* **Exercise requirements**: Include in the output only the lines from the opening of the records through the line containing "markeredgewidth=1.3, clip_on=False, zorder=3)", each printed exactly; pictures are omitted.

Rows from a dataset of charts and code:

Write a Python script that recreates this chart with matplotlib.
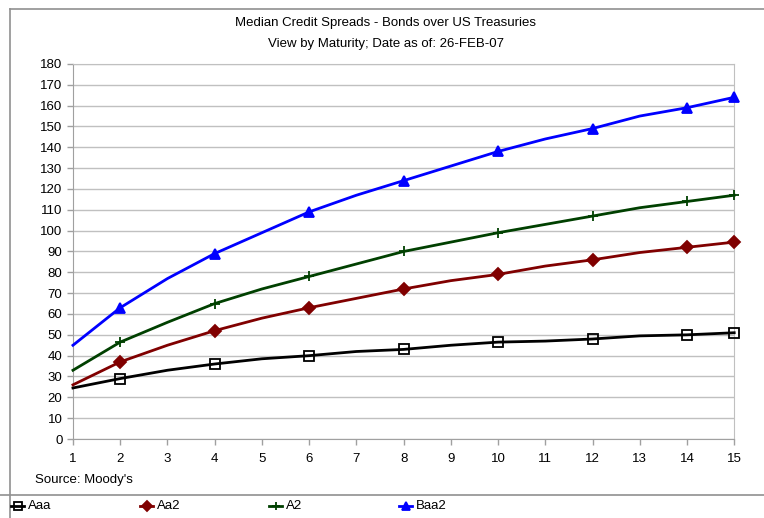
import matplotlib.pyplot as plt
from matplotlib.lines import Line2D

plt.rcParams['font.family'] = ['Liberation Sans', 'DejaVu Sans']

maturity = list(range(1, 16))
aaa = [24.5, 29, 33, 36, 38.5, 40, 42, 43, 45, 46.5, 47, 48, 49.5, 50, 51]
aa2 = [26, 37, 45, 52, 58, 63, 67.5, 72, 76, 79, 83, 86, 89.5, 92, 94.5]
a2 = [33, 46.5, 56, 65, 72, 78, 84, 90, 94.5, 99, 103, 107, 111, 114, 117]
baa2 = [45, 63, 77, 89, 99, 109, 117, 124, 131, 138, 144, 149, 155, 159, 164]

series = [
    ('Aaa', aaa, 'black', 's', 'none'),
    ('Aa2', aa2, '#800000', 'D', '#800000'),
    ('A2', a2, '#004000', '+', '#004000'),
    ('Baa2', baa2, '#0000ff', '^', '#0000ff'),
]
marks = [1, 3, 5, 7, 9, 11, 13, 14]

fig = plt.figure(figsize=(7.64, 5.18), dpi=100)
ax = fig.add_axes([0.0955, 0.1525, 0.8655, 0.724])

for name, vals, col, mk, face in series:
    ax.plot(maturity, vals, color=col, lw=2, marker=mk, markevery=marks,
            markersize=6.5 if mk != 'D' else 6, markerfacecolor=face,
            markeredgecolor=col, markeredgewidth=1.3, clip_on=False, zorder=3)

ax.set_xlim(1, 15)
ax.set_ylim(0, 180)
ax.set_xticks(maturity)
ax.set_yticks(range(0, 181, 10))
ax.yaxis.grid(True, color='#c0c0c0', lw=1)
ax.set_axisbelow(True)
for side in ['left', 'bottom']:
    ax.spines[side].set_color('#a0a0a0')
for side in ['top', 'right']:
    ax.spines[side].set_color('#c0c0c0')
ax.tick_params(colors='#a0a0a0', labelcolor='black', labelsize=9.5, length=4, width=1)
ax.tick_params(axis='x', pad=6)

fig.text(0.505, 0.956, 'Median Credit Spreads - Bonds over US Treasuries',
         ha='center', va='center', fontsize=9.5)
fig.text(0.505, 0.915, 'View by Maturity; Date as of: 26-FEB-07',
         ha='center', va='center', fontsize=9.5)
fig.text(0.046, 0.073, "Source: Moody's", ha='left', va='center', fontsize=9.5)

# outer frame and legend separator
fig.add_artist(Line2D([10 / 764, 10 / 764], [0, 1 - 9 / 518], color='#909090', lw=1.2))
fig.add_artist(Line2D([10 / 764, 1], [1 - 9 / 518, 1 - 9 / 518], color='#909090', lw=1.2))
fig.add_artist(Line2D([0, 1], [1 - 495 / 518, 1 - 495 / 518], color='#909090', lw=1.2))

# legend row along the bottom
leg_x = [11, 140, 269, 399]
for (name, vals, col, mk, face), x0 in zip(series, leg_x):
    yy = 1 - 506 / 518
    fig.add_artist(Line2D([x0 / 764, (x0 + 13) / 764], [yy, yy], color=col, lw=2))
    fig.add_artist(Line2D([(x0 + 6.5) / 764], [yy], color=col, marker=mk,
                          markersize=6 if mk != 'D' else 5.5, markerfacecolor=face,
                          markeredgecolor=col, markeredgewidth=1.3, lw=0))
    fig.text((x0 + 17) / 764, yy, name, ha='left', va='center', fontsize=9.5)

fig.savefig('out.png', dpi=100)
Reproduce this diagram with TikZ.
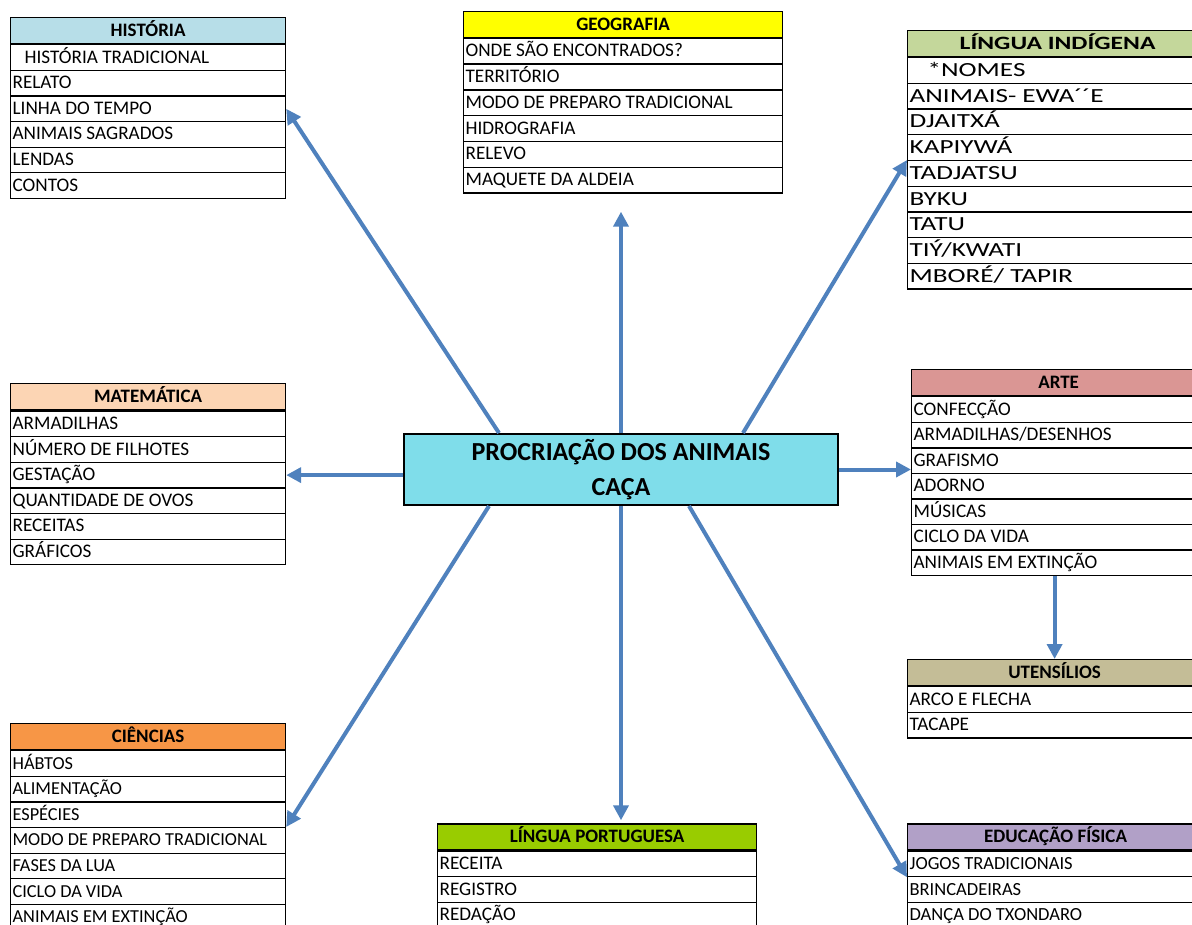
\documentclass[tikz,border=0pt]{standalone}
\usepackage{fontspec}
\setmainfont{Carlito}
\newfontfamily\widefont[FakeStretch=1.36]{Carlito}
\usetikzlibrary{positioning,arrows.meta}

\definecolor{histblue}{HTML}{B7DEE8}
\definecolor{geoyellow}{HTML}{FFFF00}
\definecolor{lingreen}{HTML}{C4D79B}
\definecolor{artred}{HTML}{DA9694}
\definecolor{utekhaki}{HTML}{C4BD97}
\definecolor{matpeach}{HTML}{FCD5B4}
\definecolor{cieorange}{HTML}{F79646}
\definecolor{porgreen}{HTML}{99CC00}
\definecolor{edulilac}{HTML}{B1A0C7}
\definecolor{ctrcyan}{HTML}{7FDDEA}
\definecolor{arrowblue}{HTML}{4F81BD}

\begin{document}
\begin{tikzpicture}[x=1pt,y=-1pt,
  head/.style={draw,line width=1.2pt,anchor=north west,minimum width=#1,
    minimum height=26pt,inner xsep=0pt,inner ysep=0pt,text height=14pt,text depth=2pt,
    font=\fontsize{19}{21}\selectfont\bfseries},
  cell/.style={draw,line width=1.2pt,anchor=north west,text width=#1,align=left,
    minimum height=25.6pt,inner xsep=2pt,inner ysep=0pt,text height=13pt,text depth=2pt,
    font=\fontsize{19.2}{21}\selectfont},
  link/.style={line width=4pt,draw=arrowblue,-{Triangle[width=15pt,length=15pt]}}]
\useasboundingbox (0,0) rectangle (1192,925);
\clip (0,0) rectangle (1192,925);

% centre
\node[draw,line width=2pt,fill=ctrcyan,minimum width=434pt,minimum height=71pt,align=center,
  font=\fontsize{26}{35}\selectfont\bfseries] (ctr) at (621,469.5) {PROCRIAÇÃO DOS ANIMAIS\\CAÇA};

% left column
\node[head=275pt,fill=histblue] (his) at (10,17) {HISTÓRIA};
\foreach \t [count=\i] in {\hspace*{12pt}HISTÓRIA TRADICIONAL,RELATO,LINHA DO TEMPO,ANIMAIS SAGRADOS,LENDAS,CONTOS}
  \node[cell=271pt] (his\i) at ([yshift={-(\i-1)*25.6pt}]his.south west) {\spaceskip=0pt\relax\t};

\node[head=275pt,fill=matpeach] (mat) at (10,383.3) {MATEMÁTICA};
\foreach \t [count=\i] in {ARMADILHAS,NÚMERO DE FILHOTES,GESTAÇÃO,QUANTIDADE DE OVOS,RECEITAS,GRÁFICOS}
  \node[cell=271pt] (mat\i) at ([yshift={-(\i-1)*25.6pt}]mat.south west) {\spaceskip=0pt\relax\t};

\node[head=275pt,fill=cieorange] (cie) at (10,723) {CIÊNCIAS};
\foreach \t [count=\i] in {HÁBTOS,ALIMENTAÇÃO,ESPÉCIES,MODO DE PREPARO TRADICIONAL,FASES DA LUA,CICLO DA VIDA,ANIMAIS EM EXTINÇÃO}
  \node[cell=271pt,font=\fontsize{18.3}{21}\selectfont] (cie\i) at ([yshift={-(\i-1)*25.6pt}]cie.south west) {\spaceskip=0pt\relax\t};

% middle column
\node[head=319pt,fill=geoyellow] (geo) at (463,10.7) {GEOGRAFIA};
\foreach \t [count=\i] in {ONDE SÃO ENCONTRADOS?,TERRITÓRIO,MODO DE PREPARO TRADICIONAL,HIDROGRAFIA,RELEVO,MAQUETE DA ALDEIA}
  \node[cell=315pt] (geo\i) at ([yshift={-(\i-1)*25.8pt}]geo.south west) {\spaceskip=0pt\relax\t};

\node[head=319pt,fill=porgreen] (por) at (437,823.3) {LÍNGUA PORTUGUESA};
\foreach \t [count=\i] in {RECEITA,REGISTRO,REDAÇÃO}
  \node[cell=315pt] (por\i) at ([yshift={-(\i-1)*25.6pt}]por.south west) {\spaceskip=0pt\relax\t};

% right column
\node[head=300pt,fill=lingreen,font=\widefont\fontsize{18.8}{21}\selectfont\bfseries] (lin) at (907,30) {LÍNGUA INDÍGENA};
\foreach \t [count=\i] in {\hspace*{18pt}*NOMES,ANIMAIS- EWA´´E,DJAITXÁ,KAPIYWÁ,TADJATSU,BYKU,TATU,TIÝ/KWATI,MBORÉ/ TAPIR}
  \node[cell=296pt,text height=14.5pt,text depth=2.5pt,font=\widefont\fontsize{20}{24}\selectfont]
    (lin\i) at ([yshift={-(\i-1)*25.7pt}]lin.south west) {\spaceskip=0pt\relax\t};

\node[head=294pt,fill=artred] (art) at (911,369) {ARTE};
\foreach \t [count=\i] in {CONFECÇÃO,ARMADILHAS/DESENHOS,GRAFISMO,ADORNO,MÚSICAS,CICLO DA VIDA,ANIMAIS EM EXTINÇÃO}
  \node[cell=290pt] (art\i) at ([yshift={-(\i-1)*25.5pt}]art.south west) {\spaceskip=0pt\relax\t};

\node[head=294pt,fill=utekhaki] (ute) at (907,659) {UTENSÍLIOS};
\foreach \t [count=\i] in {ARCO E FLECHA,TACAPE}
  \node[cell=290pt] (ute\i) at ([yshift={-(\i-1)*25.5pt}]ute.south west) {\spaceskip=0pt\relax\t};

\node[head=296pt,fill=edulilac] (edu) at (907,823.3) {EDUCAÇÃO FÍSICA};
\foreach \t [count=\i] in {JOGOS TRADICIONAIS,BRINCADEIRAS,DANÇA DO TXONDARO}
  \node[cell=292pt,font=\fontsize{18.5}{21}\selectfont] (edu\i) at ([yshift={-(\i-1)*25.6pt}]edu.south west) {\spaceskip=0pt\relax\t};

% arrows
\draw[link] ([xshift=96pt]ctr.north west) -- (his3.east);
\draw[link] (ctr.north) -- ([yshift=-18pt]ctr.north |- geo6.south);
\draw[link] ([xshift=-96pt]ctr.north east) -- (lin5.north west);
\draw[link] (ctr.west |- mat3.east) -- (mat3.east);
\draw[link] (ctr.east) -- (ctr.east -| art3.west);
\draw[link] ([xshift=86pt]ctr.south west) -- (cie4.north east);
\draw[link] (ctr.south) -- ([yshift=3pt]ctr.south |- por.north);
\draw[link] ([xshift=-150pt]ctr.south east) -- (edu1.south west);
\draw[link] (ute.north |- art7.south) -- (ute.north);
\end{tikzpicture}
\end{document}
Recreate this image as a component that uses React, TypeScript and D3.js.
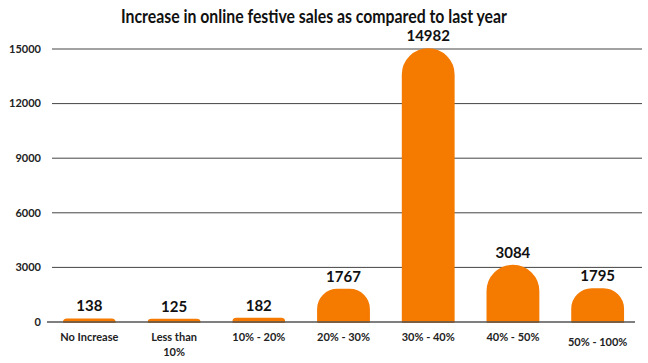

* **Answer**:
Write a Python script that recreates this chart with matplotlib.
import matplotlib.pyplot as plt
from matplotlib.lines import Line2D

plt.rcParams['font.family'] = ['Liberation Sans', 'DejaVu Sans']

maturity = list(range(1, 16))
aaa = [24.5, 29, 33, 36, 38.5, 40, 42, 43, 45, 46.5, 47, 48, 49.5, 50, 51]
aa2 = [26, 37, 45, 52, 58, 63, 67.5, 72, 76, 79, 83, 86, 89.5, 92, 94.5]
a2 = [33, 46.5, 56, 65, 72, 78, 84, 90, 94.5, 99, 103, 107, 111, 114, 117]
baa2 = [45, 63, 77, 89, 99, 109, 117, 124, 131, 138, 144, 149, 155, 159, 164]

series = [
    ('Aaa', aaa, 'black', 's', 'none'),
    ('Aa2', aa2, '#800000', 'D', '#800000'),
    ('A2', a2, '#004000', '+', '#004000'),
    ('Baa2', baa2, '#0000ff', '^', '#0000ff'),
]
marks = [1, 3, 5, 7, 9, 11, 13, 14]

fig = plt.figure(figsize=(7.64, 5.18), dpi=100)
ax = fig.add_axes([0.0955, 0.1525, 0.8655, 0.724])

for name, vals, col, mk, face in series:
    ax.plot(maturity, vals, color=col, lw=2, marker=mk, markevery=marks,
            markersize=6.5 if mk != 'D' else 6, markerfacecolor=face,
            markeredgecolor=col, markeredgewidth=1.3, clip_on=False, zorder=3)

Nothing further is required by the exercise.